Did you know that planning for Town’s kits starts a full two years before you get to wear them to games?
The release of new strips is one of the most hotly anticipated dates in Town’s calendar, and we’ve teamed up with Umbro to answer some of the most frequently asked questions about the process.
Q: When does the planning start for the new kit?
A: Robin Dunn (Head of Performance, Umbro)
Planning for seasonal kits can start around 24 months prior to them being released to the supporters, with us (Umbro) beginning by looking at certain industry and fashion trends globally, as well as looking at any specific ‘Umbro identity’ for that particular season that will be incorporated across our portfolio of clubs.
Typically, the planning for new seasonal kits with football clubs will start around 18 months in advance of them being launched. This means, for example, the planning for Huddersfield Town’s 2020/21 kits begun at the beginning of 2019, during the 2018/19 season – it’s a long process!
The reason for the extensive timeline is because of all the touch points and the collaboration that goes into designing and finalising product, not only for the outfield playing kits, but also goalkeepers and training wear for both players and staff. Ensuring that they all complement each other and comply with certain league regulations.
Q: How are they designed? Who comes up with them?
A: Robin Dunn
We begin with a workshop for each club to look at key inspirations and relevant club anniversaries which can influence a kit, as well as present our Umbro story, identity and position for that season. This is a crucial part of the process as we always want to work in full collaboration with a club and draw on their extensive knowledge,
and that of their fans.
Off the back of that, we get to work! We have a team of dedicated replica designers that extensively use relevant research & information gathered through those workshops, as well as future trends & colour pallets, to start building a club-by-club and kit-by-kit overview which will go through internal checkpoints along the way.
What is also taken into consideration is how all three kits work together not only for commercial purposes, to create a set of kits that appeal to all, but also form an on-pitch point of view as various regulations that differ between leagues mean teams must have different options when they’re playing games on the road, or in European competitions.

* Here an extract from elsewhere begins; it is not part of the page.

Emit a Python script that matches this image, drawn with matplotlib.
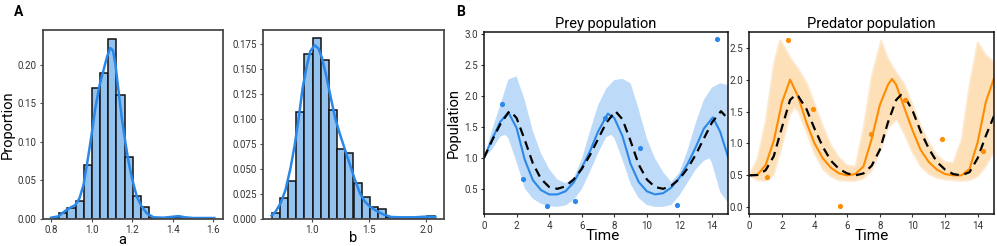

After the design process is completed internally, the new kits are presented back to clubs and any refinement can openly be discussed and debated between us and the club to ensure we have, what we feel, are a worthy set of kits for fans, and players.
Typical kits are agreed by the end of that year, and orders are placed, meaning there is a healthy production, shipping and delivery period of around four to six months before the kits are released to fans.
Q: In terms of production, talk us through how a kit is produced step by step.
A: Robin Dunn
Once a kit is signed off, we then start working with our suppliers to bring all the elements together, whether that’s a certain colour of fabric, type of graphic, new style of neckline or any new technology or fabrics that are being used.
Again, this is another collaborative relationship as we make our way through certain check points and sign offs to confirm that what we are proposing, can be achieved. We have dedicated fabric and quality control experts that work with the designers and factories over the course of weeks and months to ensure that we are in a position to sign off with clubs six to eight months after the initial workshop, which is when clubs will be presented with a physical sample of the jerseys to be approved.
From approval, it’s further work with our suppliers with things like relevant sponsors for that season developed and signed off as and when clubs confirm.
There will be varying partial and full jersey samples that are supplied throughout the process so our team in the UK can ensure that the kits are just as we and the club want them to be.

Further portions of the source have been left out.